Creio que sim. As áreas de grande predomínio do concreto, mas onde igualmente deva prevalecer a imaginação, a observação e a experimentação, como é o caso do Direito, beneficiariam a meu ver grandemente se convergissem mais amiúde com uma expressão tão emocional mas ao mesmo tempo tão solidamente humana como é a arte poética
PENSA UM DIA DEIXAR A ADVOCACIA PARA SE DEDIDAR À POESIA?
Não creio que tenha que pensar nisso. Pelo menos por agora. Continuo a fazer conviver bem estes dois modos de expressão da personalidade.
PERFIL
Fernando Cabrita (n.1954 em Olhão). Nome literário de Fernando Cruz Cabrita, Advogado e poeta português com mais de 40 títulos publicados entre poesia, crítica literária e ensaio.
A sua obra recolheu já oito Prémios Literários entre 1980 e 2021, incluindo o Prémio Internacional Palabra Ibérica; e foi traduzida para uma dezena de idiomas.

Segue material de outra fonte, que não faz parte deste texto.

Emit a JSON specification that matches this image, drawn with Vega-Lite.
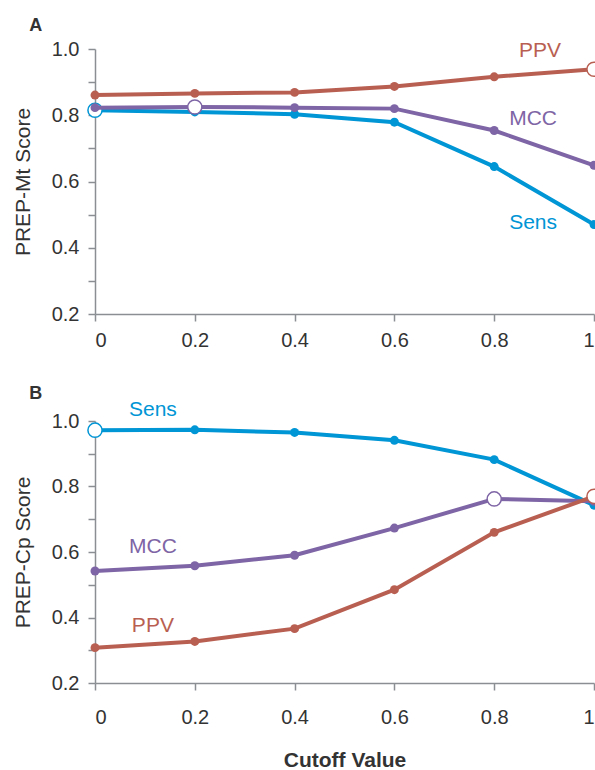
{
  "$schema": "https://vega.github.io/schema/vega-lite/v6.json",
  "background": "white",
  "padding": {"left": 12, "top": 17, "right": 0, "bottom": 0},
  "spacing": 35,
  "config": {
    "view": {"stroke": null},
    "font": "Liberation Sans",
    "axis": {
      "grid": false,
      "domainColor": "#8b8f94",
      "domainWidth": 1.5,
      "tickColor": "#8b8f94",
      "tickWidth": 1.5,
      "tickSize": 7,
      "labelFont": "Liberation Sans",
      "labelFontSize": 20,
      "labelColor": "#333333",
      "labelPadding": 9,
      "titleFont": "Liberation Sans",
      "titleFontSize": 21,
      "titleColor": "#333333",
      "titleFontWeight": "normal"
    },
    "title": {"font": "Liberation Sans", "fontSize": 18, "fontWeight": "bold", "color": "#333333", "anchor": "start"}
  },
  "datasets": {
    "scores": [
      {"panel": "A", "metric": "Sens", "cutoff": 0, "value": 0.815, "open": true},
      {"panel": "A", "metric": "Sens", "cutoff": 0.2, "value": 0.81, "open": false},
      {"panel": "A", "metric": "Sens", "cutoff": 0.4, "value": 0.803, "open": false},
      {"panel": "A", "metric": "Sens", "cutoff": 0.6, "value": 0.779, "open": false},
      {"panel": "A", "metric": "Sens", "cutoff": 0.8, "value": 0.645, "open": false},
      {"panel": "A", "metric": "Sens", "cutoff": 1, "value": 0.47, "open": false},
      {"panel": "A", "metric": "MCC", "cutoff": 0, "value": 0.823, "open": false},
      {"panel": "A", "metric": "MCC", "cutoff": 0.2, "value": 0.825, "open": true},
      {"panel": "A", "metric": "MCC", "cutoff": 0.4, "value": 0.823, "open": false},
      {"panel": "A", "metric": "MCC", "cutoff": 0.6, "value": 0.82, "open": false},
      {"panel": "A", "metric": "MCC", "cutoff": 0.8, "value": 0.754, "open": false},
      {"panel": "A", "metric": "MCC", "cutoff": 1, "value": 0.649, "open": false},
      {"panel": "A", "metric": "PPV", "cutoff": 0, "value": 0.861, "open": false},
      {"panel": "A", "metric": "PPV", "cutoff": 0.2, "value": 0.866, "open": false},
      {"panel": "A", "metric": "PPV", "cutoff": 0.4, "value": 0.869, "open": false},
      {"panel": "A", "metric": "PPV", "cutoff": 0.6, "value": 0.887, "open": false},
      {"panel": "A", "metric": "PPV", "cutoff": 0.8, "value": 0.916, "open": false},
      {"panel": "A", "metric": "PPV", "cutoff": 1, "value": 0.939, "open": true},
      {"panel": "B", "metric": "Sens", "cutoff": 0, "value": 0.972, "open": true},
      {"panel": "B", "metric": "Sens", "cutoff": 0.2, "value": 0.973, "open": false},
      {"panel": "B", "metric": "Sens", "cutoff": 0.4, "value": 0.965, "open": false},
      {"panel": "B", "metric": "Sens", "cutoff": 0.6, "value": 0.941, "open": false},
      {"panel": "B", "metric": "Sens", "cutoff": 0.8, "value": 0.882, "open": false},
      {"panel": "B", "metric": "Sens", "cutoff": 1, "value": 0.743, "open": false},
      {"panel": "B", "metric": "MCC", "cutoff": 0, "value": 0.542, "open": false},
      {"panel": "B", "metric": "MCC", "cutoff": 0.2, "value": 0.558, "open": false},
      {"panel": "B", "metric": "MCC", "cutoff": 0.4, "value": 0.59, "open": false},
      {"panel": "B", "metric": "MCC", "cutoff": 0.6, "value": 0.673, "open": false},
      {"panel": "B", "metric": "MCC", "cutoff": 0.8, "value": 0.762, "open": true},
      {"panel": "B", "metric": "MCC", "cutoff": 1, "value": 0.755, "open": false},
      {"panel": "B", "metric": "PPV", "cutoff": 0, "value": 0.308, "open": false},
      {"panel": "B", "metric": "PPV", "cutoff": 0.2, "value": 0.327, "open": false},
      {"panel": "B", "metric": "PPV", "cutoff": 0.4, "value": 0.366, "open": false},
      {"panel": "B", "metric": "PPV", "cutoff": 0.6, "value": 0.485, "open": false},
      {"panel": "B", "metric": "PPV", "cutoff": 0.8, "value": 0.66, "open": false},
      {"panel": "B", "metric": "PPV", "cutoff": 1, "value": 0.77, "open": true}
    ],
    "labels": [
      {"panel": "A", "metric": "PPV", "label": "PPV", "cutoff": 0.892, "value": 0.994},
      {"panel": "A", "metric": "MCC", "label": "MCC", "cutoff": 0.878, "value": 0.79},
      {"panel": "A", "metric": "Sens", "label": "Sens", "cutoff": 0.878, "value": 0.474},
      {"panel": "B", "metric": "Sens", "label": "Sens", "cutoff": 0.116, "value": 1.033},
      {"panel": "B", "metric": "MCC", "label": "MCC", "cutoff": 0.116, "value": 0.614},
      {"panel": "B", "metric": "PPV", "label": "PPV", "cutoff": 0.116, "value": 0.373}
    ]
  },
  "vconcat": [
    {
      "title": {"text": "A", "dx": 17, "offset": 4},
      "width": 499,
      "height": 265,
      "data": {"name": "scores"},
      "transform": [{"filter": "datum.panel == 'A'"}],
      "encoding": {
        "x": {"field": "cutoff", "type": "quantitative", "scale": {"domain": [0, 1]},
              "axis": {"values": [0, 0.2, 0.4, 0.6, 0.8, 1], "format": "~g", "title": null, "labelPadding": 9}},
        "y": {"field": "value", "type": "quantitative", "scale": {"domain": [0.2, 1]},
              "axis": {"values": [0.2, 0.3, 0.4, 0.5, 0.6, 0.7, 0.8, 0.9, 1.0], "format": ".1f",
                       "labelExpr": "round(datum.value*10) % 2 == 0 ? datum.label : ''",
                       "title": "PREP-Mt Score", "titlePadding": 18}},
        "color": {"field": "metric", "type": "nominal",
                  "scale": {"domain": ["PPV", "MCC", "Sens"], "range": ["#b95f52", "#7e65a5", "#0095d5"]},
                  "legend": null}
      },
      "layer": [
        {"transform": [{"filter": "datum.metric == 'Sens'"}], "mark": {"type": "line", "strokeWidth": 4}},
        {"transform": [{"filter": "datum.metric == 'Sens' && !datum.open"}], "mark": {"type": "point", "filled": true, "size": 80, "opacity": 1}},
        {"transform": [{"filter": "datum.metric == 'Sens' && datum.open"}], "mark": {"type": "point", "filled": false, "fill": "white", "size": 200, "strokeWidth": 1.5, "opacity": 1}},
        {"transform": [{"filter": "datum.metric == 'MCC'"}], "mark": {"type": "line", "strokeWidth": 4}},
        {"transform": [{"filter": "datum.metric == 'MCC' && !datum.open"}], "mark": {"type": "point", "filled": true, "size": 80, "opacity": 1}},
        {"transform": [{"filter": "datum.metric == 'MCC' && datum.open"}], "mark": {"type": "point", "filled": false, "fill": "white", "size": 200, "strokeWidth": 1.5, "opacity": 1}},
        {"transform": [{"filter": "datum.metric == 'PPV'"}], "mark": {"type": "line", "strokeWidth": 4}},
        {"transform": [{"filter": "datum.metric == 'PPV' && !datum.open"}], "mark": {"type": "point", "filled": true, "size": 80, "opacity": 1}},
        {"transform": [{"filter": "datum.metric == 'PPV' && datum.open"}], "mark": {"type": "point", "filled": false, "fill": "white", "size": 200, "strokeWidth": 1.5, "opacity": 1}},
        {"data": {"name": "labels"}, "transform": [{"filter": "datum.panel == 'A'"}],
         "mark": {"type": "text", "fontSize": 21, "font": "Liberation Sans", "align": "center", "baseline": "middle"},
         "encoding": {"text": {"field": "label"}}}
      ]
    },
    {
      "title": {"text": "B", "dx": 17, "offset": -4},
      "width": 499,
      "height": 262,
      "data": {"name": "scores"},
      "transform": [{"filter": "datum.panel == 'B'"}],
      "encoding": {
        "x": {"field": "cutoff", "type": "quantitative", "scale": {"domain": [0, 1]},
              "axis": {"values": [0, 0.2, 0.4, 0.6, 0.8, 1], "format": "~g", "title": "Cutoff Value",
                       "titleFontWeight": "bold", "titlePadding": 22, "labelPadding": 17}},
        "y": {"field": "value", "type": "quantitative", "scale": {"domain": [0.2, 1]},
              "axis": {"values": [0.2, 0.3, 0.4, 0.5, 0.6, 0.7, 0.8, 0.9, 1.0], "format": ".1f",
                       "labelExpr": "round(datum.value*10) % 2 == 0 ? datum.label : ''",
                       "title": "PREP-Cp Score", "titlePadding": 18}},
        "color": {"field": "metric", "type": "nominal",
                  "scale": {"domain": ["PPV", "MCC", "Sens"], "range": ["#b95f52", "#7e65a5", "#0095d5"]},
                  "legend": null}
      },
      "layer": [
        {"transform": [{"filter": "datum.metric == 'Sens'"}], "mark": {"type": "line", "strokeWidth": 4}},
        {"transform": [{"filter": "datum.metric == 'Sens' && !datum.open"}], "mark": {"type": "point", "filled": true, "size": 80, "opacity": 1}},
        {"transform": [{"filter": "datum.metric == 'Sens' && datum.open"}], "mark": {"type": "point", "filled": false, "fill": "white", "size": 200, "strokeWidth": 1.5, "opacity": 1}},
        {"transform": [{"filter": "datum.metric == 'MCC'"}], "mark": {"type": "line", "strokeWidth": 4}},
        {"transform": [{"filter": "datum.metric == 'MCC' && !datum.open"}], "mark": {"type": "point", "filled": true, "size": 80, "opacity": 1}},
        {"transform": [{"filter": "datum.metric == 'MCC' && datum.open"}], "mark": {"type": "point", "filled": false, "fill": "white", "size": 200, "strokeWidth": 1.5, "opacity": 1}},
        {"transform": [{"filter": "datum.metric == 'PPV'"}], "mark": {"type": "line", "strokeWidth": 4}},
        {"transform": [{"filter": "datum.metric == 'PPV' && !datum.open"}], "mark": {"type": "point", "filled": true, "size": 80, "opacity": 1}},
        {"transform": [{"filter": "datum.metric == 'PPV' && datum.open"}], "mark": {"type": "point", "filled": false, "fill": "white", "size": 200, "strokeWidth": 1.5, "opacity": 1}},
        {"data": {"name": "labels"}, "transform": [{"filter": "datum.panel == 'B'"}],
         "mark": {"type": "text", "fontSize": 21, "font": "Liberation Sans", "align": "center", "baseline": "middle"},
         "encoding": {"text": {"field": "label"}}}
      ]
    }
  ]
}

Está publicado em Portugal, França, Espanha, Polónia, Turquia, Bélgica, Porto Rico, Marrocos e Rússia. A sua poesia vem antologiada, referida e comentada em blogs, jornais e revistas literárias não só desses países, mas ainda da Colômbia, México, Itália e Moçambique. Poemas seus estão musicados pela cantautora Viviane e pelo Projecto Camaleão Azul. É conferencista convidado internacionalmente sobre temas literários e históricos em bibliotecas, escolas, universidades e eventos culturais em Portugal, Espanha ou Marrocos.
De 2015 a 2021 organizou e dirigiu no sul de Portugal o Festival Internacional Literário Poesia a Sul, encontro anual de poetas de todo o mundo.
Já neste ano de 2023 a Associação de Escritores Extremenhos, de Espanha, levou a cabo dois dias de apresentação e debate da sua obra na cidade de Mérida, para os alunos dos Institutos de Educação daquela cidade, e publicou o seu mais recente livro, O Sermão do Vento.